Et à part le comité, la Constitution également parle de « adequate and fair representation ». Tout le monde met l’accent sur le « fair », mais le mot « adequate », personne n’en parle. Est-ce que cette formule dite scientifique que j’ai mentionnée plus tôt est « adequate » ?. Dans la circonscription No 10 par exemple, il y a eu, depuis l’indépendance, la plupart du temps, deux candidats hindous et un musulman, ou des fois trois hindous. On appelle ça « fair and adequate representation » ? On crée une suprématie artificielle et puis on vient chercher des méthodes pour corriger cela. Il faut commencer par le commencement. Et nous, chez Affirmative Action, tout ce qu’on dit, c’est : de même qu’on veuille légiférer pour les femmes, de même on devrait légiférer pour que les partis politiques mettent trois candidats de la même communauté.

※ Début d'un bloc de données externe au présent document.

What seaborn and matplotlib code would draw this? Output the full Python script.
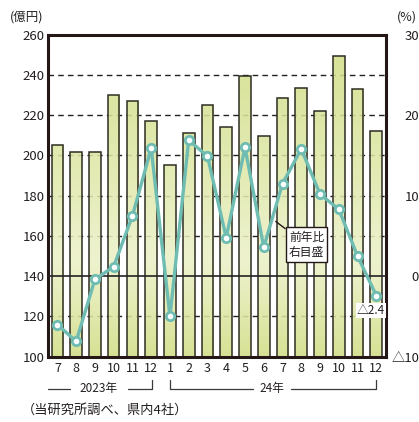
import numpy as np
import pandas as pd
import matplotlib
matplotlib.use("Agg")
import matplotlib.pyplot as plt
import matplotlib.transforms as mtransforms
from matplotlib.colors import LinearSegmentedColormap
import seaborn as sns

# Monthly sales (億円) and year-on-year change (%), Jul 2023 – Dec 2024
periods = ["2023-07", "2023-08", "2023-09", "2023-10", "2023-11", "2023-12",
           "2024-01", "2024-02", "2024-03", "2024-04", "2024-05", "2024-06",
           "2024-07", "2024-08", "2024-09", "2024-10", "2024-11", "2024-12"]
month_labels = ["7", "8", "9", "10", "11", "12",
                "1", "2", "3", "4", "5", "6", "7", "8", "9", "10", "11", "12"]
sales = [205, 201.5, 201.5, 230, 227, 217,
         195.5, 211, 225, 214, 239.5, 209.5, 228.5, 233.5, 222, 249.5, 233, 212]
yoy = [-6.0, -8.1, -0.4, 1.2, 7.5, 15.9,
       -5.0, 16.9, 14.9, 4.8, 16.0, 3.6, 11.5, 15.8, 10.2, 8.3, 2.5, -2.4]
left_ticks = [100, 120, 140, 160, 180, 200, 220, 240, 260]
right_ticks = [-10, 0, 10, 20, 30]
right_tick_labels = ["△10", "0", "10", "20", "30"]

df = pd.DataFrame({"period": periods, "sales": sales, "yoy": yoy})

sns.set_style("white")
plt.rcParams["font.family"] = ["Noto Sans CJK JP", "DejaVu Sans"]
TXT = "#231f20"
TEAL = "#6fbdb2"

fig = plt.figure(figsize=(4.19, 4.22), dpi=100)
ax = fig.add_axes([0.1146, 0.1547, 0.8059, 0.7631])

# dashed reference lines behind the bars
for v in [120, 160, 180, 200, 220, 240]:
    ax.axhline(v, color="#222222", lw=1.0, ls=(0, (4, 3)), zorder=0.5)

sns.barplot(data=df, x="period", y="sales", order=periods, ax=ax,
            color="#d8e294", edgecolor="#2e2c22", linewidth=1.1,
            width=0.62, saturation=1, zorder=2)

ax.set_ylim(100, 260)
ax.set_xlim(-0.5, len(periods) - 0.5)

# vertical gradient fill for every bar, clipped to the bar outline
cmap = LinearSegmentedColormap.from_list(
    "bar", [(0.0, "#d1dd84"), (0.30, "#ecf1c8"), (0.55, "#e0e9ab"), (1.0, "#d0dc82")])
grad = np.linspace(0, 1, 256).reshape(-1, 1)
for p in ax.patches:
    p.set_facecolor("none")
    p.set_zorder(2.5)
    x0, w = p.get_x(), p.get_width()
    im = ax.imshow(grad, cmap=cmap, aspect="auto", origin="lower",
                   extent=[x0, x0 + w, 100, 260], alpha=0.87, zorder=1.5,
                   interpolation="bilinear")
    im.set_clip_path(p)
ax.set_xlim(-0.5, len(periods) - 0.5)
ax.set_ylim(100, 260)

# zero line of the right scale
ax.axhline(140, color="#222222", lw=1.2, zorder=3)

ax.set_yticks(left_ticks)
ax.set_yticklabels([str(t) for t in left_ticks])
ax.set_xticks(range(len(periods)))
ax.set_xticklabels(month_labels)
ax.tick_params(axis="y", length=0, pad=2.5, labelsize=9.5, colors=TXT)
ax.tick_params(axis="x", length=0, pad=4, labelsize=9, colors=TXT)
ax.set_xlabel("")
ax.set_ylabel("")
for s in ax.spines.values():
    s.set_linewidth(2.2)
    s.set_color("#231815")

# year-on-year line on the right-hand scale
ax2 = ax.twinx()
ax2.set_ylim(-10, 30)
sns.lineplot(x=np.arange(len(periods)), y=df["yoy"], ax=ax2, color=TEAL,
             lw=2.4, marker="o", markersize=6, markerfacecolor="white",
             markeredgecolor=TEAL, markeredgewidth=2.0, zorder=5)
ax2.set_yticks(right_ticks)
ax2.set_yticklabels(right_tick_labels)
ax2.tick_params(axis="y", length=0, pad=24, labelsize=9.5, colors=TXT)
for lab in ax2.get_yticklabels():
    lab.set_horizontalalignment("right")
ax2.set_ylabel("")
for s in ax2.spines.values():
    s.set_visible(False)
ax2.set_xlim(-0.5, len(periods) - 0.5)

# callout for the line
ax2.annotate("前年比\n右目盛", xy=(11.64, 6.8), xytext=(13.28, 3.9),
             ha="center", va="center", fontsize=8.5, color=TXT, linespacing=1.25,
             bbox=dict(boxstyle="square,pad=0.28", fc="white", ec="#231815", lw=1.0),
             arrowprops=dict(arrowstyle="-", color="#231815", lw=1.0,
                             shrinkA=0, shrinkB=0),
             zorder=7)
ax2.text(16.71, -4.3, "△2.4", ha="center", va="center", fontsize=8.5, color=TXT,
         bbox=dict(boxstyle="square,pad=0.08", fc="white", ec="none"), zorder=7)

# axis unit labels
fig.text(10 / 419, 1 - 17 / 422, "(億円)", ha="left", va="center", fontsize=9, color=TXT)
fig.text(417 / 419, 1 - 17 / 422, "(%)", ha="right", va="center", fontsize=9, color=TXT)

# year brackets under the month labels
tr = mtransforms.blended_transform_factory(ax.transData, ax.transAxes)
yl, yt = -0.10, -0.073
kw = dict(color="#3a3a3a", lw=0.9, transform=tr, clip_on=False)
ax.plot([-0.5, 0.65], [yl, yl], **kw)
ax.plot([3.75, 5.03, 5.03], [yl, yl, yt], **kw)
ax.text(2.2, yl, "2023年", transform=tr, ha="center", va="center",
        fontsize=8.5, color=TXT)
ax.plot([6.0, 6.0, 10.45], [yt, yl, yl], **kw)
ax.plot([12.45, 17.0, 17.0], [yl, yl, yt], **kw)
ax.text(11.45, yl, "24年", transform=tr, ha="center", va="center",
        fontsize=8.5, color=TXT)

# source note
fig.text(22 / 419, 1 - 410 / 422, "（当研究所調べ、県内4社）", ha="left", va="center",
         fontsize=9.5, color=TXT)

fig.savefig("out.png", dpi=100)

Pour revenir à la question des femmes, je reviens à Rama Sithanen – puisque c’est lui l’expert. Il dit : « We need a parliament and a cabinet that look like the Mauritian nation and 50.6% of Mauritius is women.» Quand on parle des femmes, on parle de statistiques. Mais quand on parle de communautés, pas question de statistiques. Pourtant, c’est beaucoup plus facile de faire la différence entre un homme et une femme, sans statistiques. Alors il faut arrêter avec cette hypocrisie-là. Pour justifier leur opposition aux statistiques, on parle de mauricianisme. Mais tout ce qui est « isme » relève d’une idéologie. On vient imposer une idéologie sur la population. Mais comment peut-on avoir le mauricianisme ? C’est parce qu’il y a notre multiethnicité, notre multiculturalité, notre multireligion qu’on peut parler de mauricianisme. Le mauricianisme est une compote de fruits alors qu’en vérité, Maurice est une salade de fruits. On se mélange, mais chacun garde sa couleur, sa saveur. Le Dr Jonathan Ravat parle de mauricianisation. Ça veut dire que c’est un processus.

Dans une démocratie, quand les politiciens ne sont pas en train d’assumer leurs responsabilités, les citoyens doivent le faire. C’est ce qu’on appelle la responsabilité politique du citoyen. En démocratie, le peuple est souverain. Donc, c’est à la population d’amener la réforme qu’il veut. Et moi, je veux que la population, la société civile et les syndicats s’organisent pour présenter une liste de candidats aux élections. Parce que ces politiciens qu’on a ne travaillent que pour leurs intérêts personnels et familiaux. Nous ne pouvons compter sur eux. Il faut prendre notre avenir en main.

Affirmative Action va soumettre des propositions pour la réforme ?

Comme je l’ai dit, pour nous, ce n’est qu’une mise en scène. On n’a pas le temps de participer dans des mises en scène. On laisse ça aux politiciens. Nous, on est en train de silloner le pays. On a repris notre pèlerinage pour faire comprendre aux gens qu’on ne peut pas dépendre de ces politiciens. Nous devons assumer notre responsabilité politique en tant que citoyens. Car si on ne fait rien, aux prochaines élections, on se retrouvera avec la formule scientifique en marche et les mêmes résultats qu’on a eus depuis 50 ans. L’avenir du pays est entre les mains de la population. Aux prochaines élections générales, ce sera à nous de jouer.